In fact, Cerveris' comfort level is such that on a recent evening, when a section of the
stage lighting broke away and missed striking members of the onstage band, Cheater, by
inches, the actor seamlessly turned what could have been a disastrous moment to Hedwig's
advantage. The mishap occurred just after Hedwig explained that the Hotel Riverview, home
to the Jane Street Theater, was actually used in 1912 to shelter survivors of the Titanic.
"We could be sinking," Cerveris remarked in an ad-lib as apropos of Hedwig's
predicament as it was of
the Titanic connection in his own resume.
The musical is set on the opening night of Hedwig's open-ended New York run in the
third-rate dive where he has washed up. Mitchell's tabloid-trashy, pun-filled script is a
spoof on tear-stained backstage biographical movies like "The Rose." (The
"Angry Inch" here refers to the name of Hedwig's backup band and to the
appendage with which Hedwig was left after a botched sex-change operation.)
The twist is that it is through his grotesque stage persona -- he really is one lousy drag
queen -- that Hedwig finds himself after a lifelong search for what he believes is his
other half, a quest established in a terrific ballad, "The Origin of Love." As
Hedwig explains, he has known only rejection by the men in his life, first by an absent
father, then by a halfhearted husband and finally by a boy who under Hedwig's tutelage
becomes the teen-age rock phenom Tommy Gnosis. In revenge, he makes a kind of onstage
slave of another drag performer of indeterminate gender, played as a sneering second
banana by the terrific Miriam Shor.
(photo - Michael Cerveris and Miriam Shor)
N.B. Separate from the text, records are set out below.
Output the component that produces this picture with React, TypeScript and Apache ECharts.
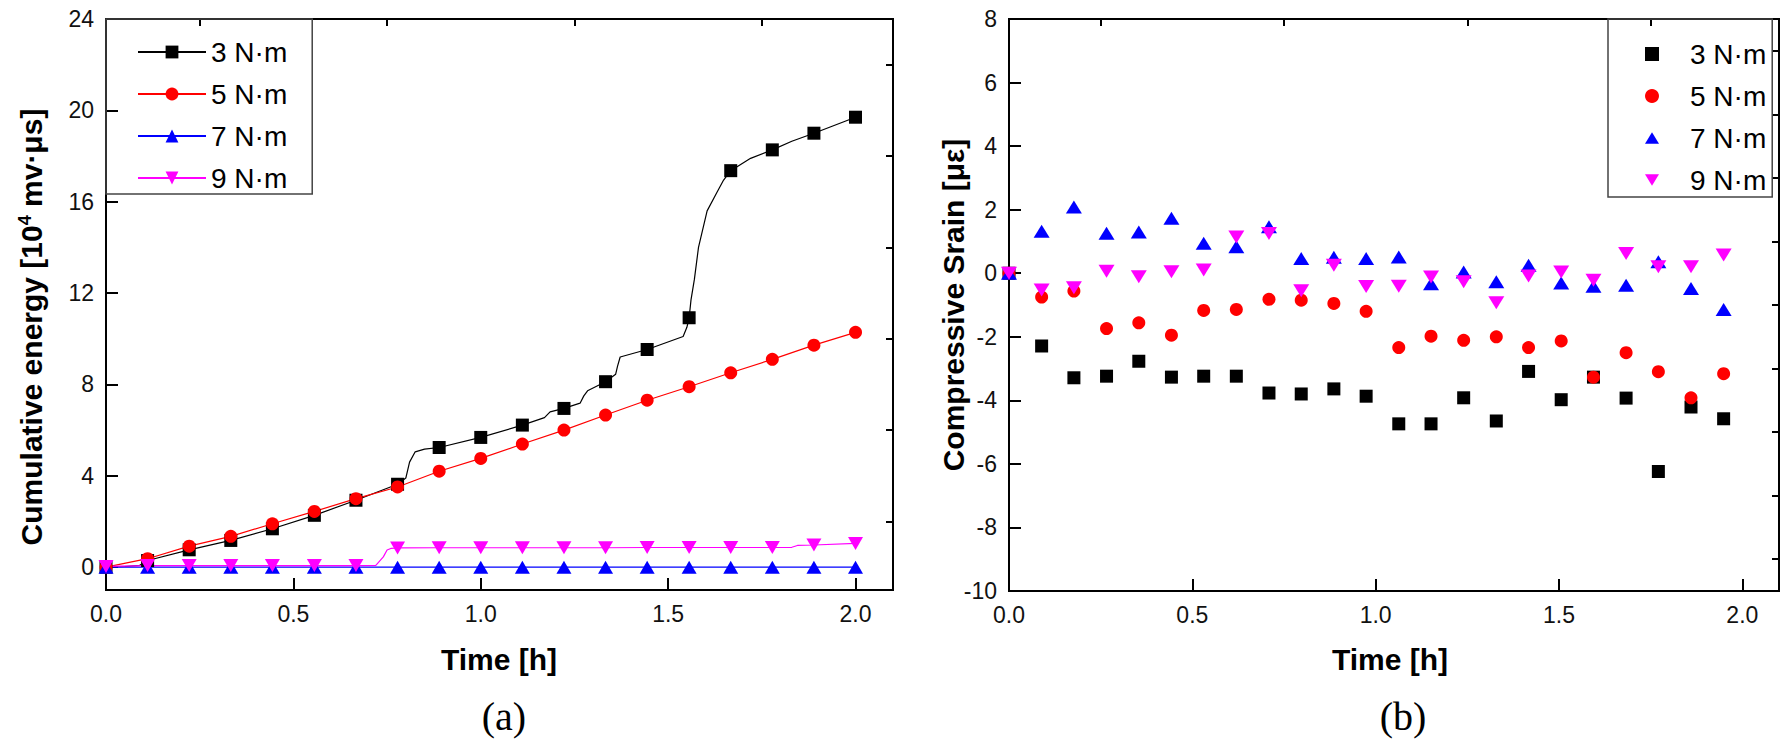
import { useEffect, useRef } from "react";
import * as echarts from "echarts";

const FONT = '"Liberation Sans", Arial, sans-serif';

// (a) cumulative energy, markers every 1/9 h
const energyTimes = [0, 0.111, 0.222, 0.333, 0.444, 0.556, 0.667, 0.778, 0.889, 1.0, 1.111, 1.222, 1.333, 1.444, 1.556, 1.667, 1.778, 1.889, 2.0];
const energy3 = [0, 0.29, 0.76, 1.17, 1.68, 2.27, 2.93, 3.63, 5.24, 5.68, 6.22, 6.95, 8.12, 9.53, 10.92, 17.36, 18.27, 19.0, 19.7];
const energy5 = [0, 0.37, 0.92, 1.35, 1.9, 2.44, 3.0, 3.51, 4.2, 4.76, 5.39, 6.0, 6.66, 7.31, 7.9, 8.51, 9.1, 9.72, 10.28];
const energy7 = [0, 0, 0, 0, 0, 0, 0, 0, 0, 0, 0, 0, 0, 0, 0, 0, 0, 0, 0];
const energy9 = [0.03, 0.07, 0.07, 0.07, 0.07, 0.07, 0.07, 0.84, 0.85, 0.85, 0.85, 0.85, 0.85, 0.86, 0.86, 0.86, 0.86, 0.97, 1.04];
// extra points of the continuous records between markers
const energy3Line = [
  [0.05, 0.03], [0.09, 0.08], [0.8, 3.9], [0.81, 4.6], [0.825, 5.05], [0.85, 5.17],
  [1.17, 6.55], [1.185, 6.8], [1.265, 7.18], [1.275, 7.5], [1.285, 7.72],
  [1.36, 8.45], [1.365, 8.8], [1.372, 9.2], [1.54, 10.1], [1.55, 10.5],
  [1.561, 11.7], [1.57, 12.6], [1.581, 14.0], [1.604, 15.6], [1.63, 16.4], [1.648, 16.95],
  [1.72, 17.9], [1.83, 18.65],
];
const energy9Line = [[0.72, 0.08], [0.74, 0.45], [0.75, 0.75], [0.76, 0.82], [1.83, 0.87], [1.845, 0.95]];

// (b) compressive strain
const strainTimes = [0, 0.089, 0.177, 0.266, 0.354, 0.443, 0.531, 0.62, 0.709, 0.797, 0.886, 0.974, 1.063, 1.151, 1.24, 1.329, 1.417, 1.506, 1.594, 1.683, 1.771, 1.86, 1.949];
const strain3 = [0, -2.29, -3.29, -3.24, -2.77, -3.27, -3.24, -3.24, -3.77, -3.8, -3.64, -3.87, -4.74, -4.74, -3.92, -4.65, -3.09, -3.98, -3.27, -3.93, -6.24, -4.21, -4.58];
const strain5 = [0, -0.75, -0.56, -1.74, -1.56, -1.95, -1.17, -1.14, -0.82, -0.85, -0.95, -1.2, -2.34, -1.98, -2.11, -2.0, -2.34, -2.13, -3.27, -2.5, -3.1, -3.92, -3.16];
const strain7 = [0, 1.32, 2.08, 1.26, 1.3, 1.73, 0.94, 0.83, 1.46, 0.46, 0.5, 0.46, 0.51, -0.33, 0.04, -0.27, 0.25, -0.31, -0.41, -0.38, 0.36, -0.48, -1.14];
const strain9 = [0, -0.53, -0.46, 0.06, -0.11, 0.05, 0.1, 1.14, 1.25, -0.55, 0.25, -0.42, -0.41, -0.12, -0.27, -0.93, -0.09, 0.04, -0.22, 0.62, 0.2, 0.2, 0.57];

const names = ["3 N·m", "5 N·m", "7 N·m", "9 N·m"];
const colors = ["#000000", "#ff0000", "#0000ff", "#ff00ff"];
const symbols = ["rect", "circle", "triangle", "triangle"];
const legendIcons = ["rect", "circle", "path://M8,0L16,13L0,13Z", "path://M0,0L16,0L8,13Z"];

const timeTicks = [0, 0.5, 1.0, 1.5, 2.0];
const timeMinor = [0.25, 0.75, 1.25, 1.75];
const energyTicks = [0, 4, 8, 12, 16, 20, 24];
const energyMinor = [2, 6, 10, 14, 18, 22];
const strainTicks = [-10, -8, -6, -4, -2, 0, 2, 4, 6, 8];
const strainMinor = [-9, -7, -5, -3, -1, 1, 3, 5, 7];

const buildLine = (values: number[], extras: number[][]) =>
  values
    .map((v, i) => ({ value: [energyTimes[i], v] as number[] }))
    .concat(extras.map((p) => ({ value: p, symbol: "none" } as any)))
    .sort((a, b) => a.value[0] - b.value[0]);

const label = { fontFamily: FONT, fontSize: 23, color: "#111" };

const majorX = (grid: number) => ({
  type: "value" as const, gridIndex: grid, min: 0, max: 2.1,
  axisLine: { show: true, onZero: false, lineStyle: { color: "#000", width: 2 } },
  axisTick: { inside: true, length: 12, lineStyle: { color: "#000", width: 2 }, customValues: timeTicks },
  axisLabel: { ...label, margin: 12, customValues: timeTicks, formatter: (v: number) => v.toFixed(1) },
  splitLine: { show: false },
});
const minorAxis = (grid: number, min: number, max: number, ticks: number[]) => ({
  type: "value" as const, gridIndex: grid, min, max,
  axisLine: { show: false, onZero: false },
  axisTick: { inside: true, length: 7, lineStyle: { color: "#000", width: 2 }, customValues: ticks },
  axisLabel: { show: false },
  splitLine: { show: false },
});
const majorY = (grid: number, min: number, max: number, ticks: number[]) => ({
  type: "value" as const, gridIndex: grid, min, max,
  axisLine: { show: true, onZero: false, lineStyle: { color: "#000", width: 2 } },
  axisTick: { inside: true, length: 12, lineStyle: { color: "#000", width: 2 }, customValues: ticks },
  axisLabel: { ...label, margin: 12, customValues: ticks, formatter: (v: number) => String(v) },
  splitLine: { show: false },
});

export default function App() {
  const ref = useRef<HTMLDivElement | null>(null);

  useEffect(() => {
    if (!ref.current) return;
    const chart = echarts.init(ref.current, undefined, { renderer: "svg" });

    const energyValues = [energy3, energy5, energy7, energy9];
    const energyExtras = [energy3Line, [], [], energy9Line];
    const strainValues = [strain3, strain5, strain7, strain9];

    const left = names.map((name, i) => ({
      type: "line" as const, name, xAxisIndex: 0, yAxisIndex: 0,
      data: buildLine(energyValues[i], energyExtras[i]),
      symbol: symbols[i],
      symbolSize: i >= 2 ? [15, 13] : 13,
      symbolRotate: i === 3 ? 180 : 0,
      lineStyle: { color: colors[i], width: 1.2 },
      itemStyle: { color: colors[i] },
      emphasis: { disabled: true },
    }));
    const right = names.map((name, i) => ({
      type: "scatter" as const, name, xAxisIndex: 2, yAxisIndex: 2,
      data: strainValues[i].map((v, k) => [strainTimes[k], v]),
      symbol: symbols[i],
      symbolSize: i >= 2 ? [16, 13] : 13,
      symbolRotate: i === 3 ? 180 : 0,
      itemStyle: { color: colors[i], opacity: 1 },
      emphasis: { disabled: true },
    }));

    const legendText = { fontFamily: FONT, fontSize: 28, color: "#000", lineHeight: 30 };
    const titleFont = `bold 30px ${FONT}`;
    const capFont = '40px "Liberation Serif", "Times New Roman", serif';

    chart.setOption({
      animation: false,
      backgroundColor: "#fff",
      grid: [
        { left: 106, top: 19, width: 787, height: 571, show: true, borderColor: "#000", borderWidth: 2 },
        { left: 1009, top: 19, width: 770, height: 572, show: true, borderColor: "#000", borderWidth: 2 },
      ],
      xAxis: [majorX(0), minorAxis(0, 0, 2.1, timeMinor), majorX(1), minorAxis(1, 0, 2.1, timeMinor)],
      yAxis: [
        majorY(0, -1, 24, energyTicks),
        minorAxis(0, -1, 24, energyMinor),
        majorY(1, -10, 8, strainTicks),
        minorAxis(1, -10, 8, strainMinor),
      ],
      legend: [
        {
          left: 106, top: 19, orient: "vertical", data: names,
          padding: [18, 25, 1, 31], itemGap: 12, itemWidth: 68, itemHeight: 16,
          borderColor: "#444", borderWidth: 1.5, textStyle: legendText,
          selectedMode: false,
        },
        {
          left: 1608, top: 19, orient: "vertical",
          data: names.map((name, i) => ({ name, icon: legendIcons[i] })),
          padding: [20, 6, 2, 37], itemGap: 12, itemWidth: 14, itemHeight: 14,
          borderColor: "#444", borderWidth: 1.5,
          textStyle: { ...legendText, padding: [0, 0, 0, 26] },
          selectedMode: false,
        },
      ],
      graphic: [
        { type: "text", x: 31, y: 327, rotation: Math.PI / 2, style: { text: "Cumulative energy [10{sup|4} mv·μs]", font: titleFont, fill: "#000", align: "center", verticalAlign: "middle", rich: { sup: { fontFamily: FONT, fontWeight: "bold", fontSize: 18, verticalAlign: "top" } } } },
        { type: "text", x: 953, y: 305, rotation: Math.PI / 2, style: { text: "Compressive Srain [με]", font: titleFont, fill: "#000", align: "center", verticalAlign: "middle" } },
        { type: "text", x: 499, y: 659, style: { text: "Time [h]", font: titleFont, fill: "#000", align: "center", verticalAlign: "middle" } },
        { type: "text", x: 1390, y: 659, style: { text: "Time [h]", font: titleFont, fill: "#000", align: "center", verticalAlign: "middle" } },
        { type: "text", x: 504, y: 716, style: { text: "(a)", font: capFont, fill: "#000", align: "center", verticalAlign: "middle" } },
        { type: "text", x: 1403, y: 716, style: { text: "(b)", font: capFont, fill: "#000", align: "center", verticalAlign: "middle" } },
      ],
      series: [...left, ...right],
    });

    return () => chart.dispose();
  }, []);

  return (
    <div
      ref={ref}
      style={{ position: "absolute", left: 0, top: 0, width: 1790, height: 746, background: "#fff" }}
    />
  );
}
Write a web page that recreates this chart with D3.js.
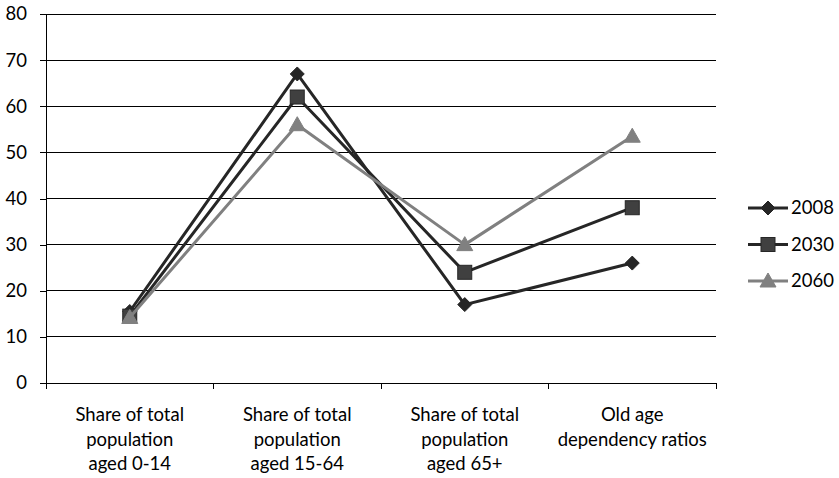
<!DOCTYPE html>
<html><head><meta charset="utf-8">
<script src="https://cdn.jsdelivr.net/npm/d3@7"></script>
<style>body{margin:0;background:#fff}svg{display:block}text{font-family:Lato,"Open Sans",sans-serif;fill:#000}</style>
</head><body><svg id="c" width="839" height="478"></svg>
<script>
const categories = [["Share of total","population","aged 0-14"],["Share of total","population","aged 15-64"],["Share of total","population","aged 65+"],["Old age","dependency ratios"]];
const seriesNames = ["2008","2030","2060"];
const v2008 = [15.5, 67, 17, 26];
const v2030 = [14.5, 62, 24, 38];
const v2060 = [14.2, 56, 30, 53.5];
const yTicks = [0,10,20,30,40,50,60,70,80];

const series = [
  {name:seriesNames[0], values:v2008, line:"#262626", fill:"#262626", stroke:"#262626", shape:"diamond"},
  {name:seriesNames[1], values:v2030, line:"#262626", fill:"#404040", stroke:"#262626", shape:"square"},
  {name:seriesNames[2], values:v2060, line:"#808080", fill:"#808080", stroke:"#808080", shape:"triangle"}
];

const FS = "18.5px";
const svg = d3.select("#c");
const L=46, R=716, T=14, B=383;
const x = d3.scaleBand().domain(d3.range(categories.length)).range([L,R]);
const y = d3.scaleLinear().domain([0,80]).range([B,T]);

svg.append("g").selectAll("line").data(yTicks.filter(d=>d>0)).join("line")
  .attr("x1",L).attr("x2",R).attr("y1",d=>y(d)).attr("y2",d=>y(d))
  .attr("stroke","#000").attr("stroke-width",1).attr("shape-rendering","crispEdges");

const ya = svg.append("g").attr("transform",`translate(${L},0)`)
  .call(d3.axisLeft(y).tickValues(yTicks).tickSize(6).tickPadding(13));
ya.select(".domain").attr("stroke","#000").attr("shape-rendering","crispEdges");
ya.selectAll(".tick line").attr("stroke","#000").attr("shape-rendering","crispEdges");
ya.selectAll("text").style("font-size",FS).attr("fill","#000").style("font-family","Lato, 'Open Sans', sans-serif");

const xa = svg.append("g").attr("transform",`translate(0,${B})`)
  .call(d3.axisBottom(x).tickValues([]).tickSizeOuter(0));
xa.select(".domain").attr("stroke","#000").attr("shape-rendering","crispEdges");
svg.append("g").selectAll("line").data(d3.range(categories.length+1)).join("line")
  .attr("x1",d=>L+d*x.step()).attr("x2",d=>L+d*x.step()).attr("y1",B).attr("y2",B+6)
  .attr("stroke","#000").attr("shape-rendering","crispEdges");

const labels = svg.append("g");
categories.forEach((lines,i)=>{
  const t = labels.append("text").attr("text-anchor","middle").style("font-size",FS);
  lines.forEach((s,j)=>{
    t.append("tspan").attr("x",x(i)+x.bandwidth()/2).attr("y",421+j*24.5).text(s);
  });
});

const cx = i=>x(i)+x.bandwidth()/2;
const line = d3.line().x((d,i)=>cx(i)).y(d=>y(d));

function marker(g, shape, px, py){
  if(shape==="diamond"){
    g.append("path").attr("d",`M${px},${py-7}L${px+7},${py}L${px},${py+7}L${px-7},${py}Z`);
  } else if(shape==="square"){
    g.append("rect").attr("x",px-7).attr("y",py-7).attr("width",14).attr("height",14);
  } else {
    g.append("path").attr("d",`M${px},${py-8}L${px+8},${py+6}L${px-8},${py+6}Z`);
  }
}

series.forEach(s=>{
  svg.append("path").datum(s.values).attr("d",line)
    .attr("fill","none").attr("stroke",s.line).attr("stroke-width",3).attr("stroke-linejoin","round");
  const g = svg.append("g").attr("fill",s.fill).attr("stroke",s.stroke).attr("stroke-width",1);
  s.values.forEach((v,i)=>marker(g,s.shape,cx(i),y(v)));
});

const lg = svg.append("g");
series.forEach((s,i)=>{
  const ly = 208 + i*36.5;
  lg.append("line").attr("x1",748).attr("x2",788).attr("y1",ly).attr("y2",ly)
    .attr("stroke",s.line).attr("stroke-width",3);
  const g = lg.append("g").attr("fill",s.fill).attr("stroke",s.stroke);
  marker(g,s.shape,768,ly);
  lg.append("text").attr("x",791).attr("y",ly+6).style("font-size",FS).text(s.name);
});
</script></body></html>
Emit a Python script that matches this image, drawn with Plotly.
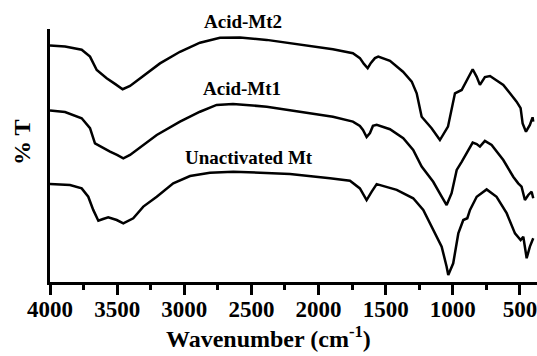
import plotly.graph_objects as go

# FTIR transmittance spectra (arbitrary offset %T) of montmorillonite samples
wn_mt2 = [4000, 3888, 3764, 3702, 3652, 3578, 3516, 3459, 3404, 3330, 3181, 3032, 2883,
          2734, 2585, 2386, 2138, 1893, 1744, 1692, 1662, 1634, 1610, 1580, 1555, 1468,
          1371, 1306, 1269, 1232, 1158, 1096, 1036, 984, 934, 885, 852, 822, 798, 761,
          723, 624, 525, 495, 480, 455, 426, 406, 401]
t_mt2 = [93.5, 93.1, 91.8, 89.1, 83.8, 80.5, 78.3, 76.2, 77.5, 80.5, 86.4, 91.0, 94.6,
         96.5, 96.6, 95.7, 93.7, 92.0, 90.4, 88.5, 86.2, 84.5, 86.6, 88.5, 89.1, 87.4,
         83.1, 79.2, 74.6, 65.3, 60.8, 56.1, 61.4, 74.6, 75.9, 81.1, 84.1, 81.1, 77.9, 81.0,
         81.4, 77.9, 71.3, 68.7, 62.7, 59.4, 62.1, 65.1, 63.4]

wn_mt1 = [4000, 3888, 3764, 3702, 3665, 3615, 3553, 3501, 3454, 3404, 3354, 3205, 3032,
          2883, 2759, 2637, 2386, 2138, 1893, 1744, 1692, 1669, 1642, 1617, 1595, 1567,
          1468, 1369, 1295, 1232, 1146, 1083, 1046, 1009, 971, 934, 897, 852, 822, 798,
          761, 711, 624, 550, 513, 488, 463, 438, 413, 401]
t_mt1 = [67.8, 67.2, 64.7, 60.8, 54.8, 53.2, 51.5, 50.2, 48.9, 50.2, 52.2, 58.1, 63.4,
         67.3, 70.0, 70.4, 69.3, 67.3, 65.3, 63.4, 61.7, 60.1, 57.3, 58.9, 61.7, 62.1,
         60.4, 56.8, 52.2, 45.6, 39.6, 33.7, 30.4, 35.1, 44.3, 47.5, 50.9, 55.1, 54.5, 53.5,
         55.8, 54.2, 48.2, 41.6, 39.0, 37.7, 32.4, 34.4, 35.7, 33.1]

wn_mt = [4000, 3851, 3764, 3715, 3678, 3640, 3605, 3566, 3503, 3454, 3380, 3305, 3205,
         3082, 2957, 2809, 2635, 2362, 2213, 1915, 1766, 1692, 1642, 1604, 1567, 1418,
         1295, 1220, 1146, 1083, 1046, 1034, 997, 959, 922, 892, 872, 822, 748, 674,
         599, 537, 495, 475, 450, 426, 401]
t_mt = [38.7, 38.3, 37.0, 33.7, 28.5, 24.2, 24.9, 25.6, 24.5, 23.2, 25.2, 29.8, 33.7,
        39.0, 41.9, 43.2, 43.6, 43.2, 42.7, 41.0, 40.0, 37.0, 32.4, 35.7, 38.7, 36.4,
        33.1, 28.5, 20.6, 14.0, 6.0, 2.8, 7.4, 19.2, 24.5, 25.2, 28.5, 33.7, 36.6, 33.7,
        27.2, 19.2, 16.6, 17.9, 9.4, 14.0, 17.3]

# name, wavenumbers, transmittance, label position (paper coords)
series = [
    ("Acid-Mt2", wn_mt2, t_mt2, 0.396, 1.028),
    ("Acid-Mt1", wn_mt1, t_mt1, 0.395, 0.763),
    ("Unactivated Mt", wn_mt, t_mt, 0.4076, 0.492),
]

x_ticks = [4000, 3500, 3000, 2500, 2000, 1500, 1000, 500]

serif = "Liberation Serif"

fig = go.Figure()
for name, wn, t, lx, ly in series:
    fig.add_trace(go.Scatter(x=wn, y=t, mode="lines", name=name,
                             line=dict(color="black", width=2.5),
                             showlegend=False, cliponaxis=False))
    fig.add_annotation(x=lx, y=ly, xref="paper", yref="paper", text=name, showarrow=False,
                       font=dict(family=serif, size=19, color="black", weight="bold"),
                       xanchor="center", yanchor="middle")

fig.add_annotation(x=0.4487, y=-0.15, xref="paper", yref="paper",
                   text="Wavenumber (cm<sup>-1</sup>)", showarrow=False,
                   font=dict(family=serif, size=24, color="black", weight="bold"),
                   xanchor="center", yanchor="top")
fig.add_annotation(x=-0.0575, y=0.553, xref="paper", yref="paper",
                   text="% T", showarrow=False, textangle=-90,
                   font=dict(family=serif, size=24, color="black", weight="bold"),
                   xanchor="center", yanchor="middle")

fig.update_xaxes(range=[4000, 373], tickvals=x_ticks, ticktext=[str(v) for v in x_ticks],
                 showline=True, linewidth=3, linecolor="black", mirror=False,
                 ticks="outside", ticklen=10, tickwidth=3, tickcolor="black",
                 ticklabelstandoff=-6, ticklabeloverflow="allow",
                 minor=dict(tickvals=[3750, 3250, 2750, 2250, 1750, 1250, 750],
                            ticks="outside", ticklen=5, tickwidth=3, tickcolor="black"),
                 tickfont=dict(family=serif, size=23, color="black", weight="bold"),
                 showgrid=False, zeroline=False)
fig.update_yaxes(range=[0, 100], showline=True, linewidth=3, linecolor="black",
                 showticklabels=False, ticks="", showgrid=False, zeroline=False)

fig.update_layout(width=537, height=356, margin=dict(l=50, r=0, t=29, b=74),
                  plot_bgcolor="white", paper_bgcolor="white")

fig.write_html("out.html")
Trask's music and lyrics integrate the evening's theme of an identity in crisis;
influenced by everything from the Beatles to punk to Gordon Lightfoot, the score is a true
rock pastiche. Hedwig tries on various rock personae -- the acknowledgments range from
Mick Jagger to Courtney Love -- but floundering impersonations are all they are. His own
identity -- is he the real Tommy Gnosis? -- emerges only when he discovers that there is
value in the sound of his own voice.
At the instant of enlightenment, Cerveris is spectral and enthralling. Shed of Hedwig's
hair and clothes and bathed in a smoky spotlight, he looks eerily like one of the aliens
who greets Richard Dreyfuss in "Close Encounters of the Third Kind." It's a
mesmerizing metamorphosis, beautiful and spooky.
(photo - Michael Cerveris - "Wicked Town" reprise)
There has been one change for the worse in the production, however: a raised decibel
level. The opening number, "Tear Me Down," is so loud that Trask's unerringly
smart lyrics are completely swallowed. Perhaps the thought was that the show required some
revving up. That is not the case. The jolts all exist in the performances.
"Hedwig" and Hedwig demand a full hearing.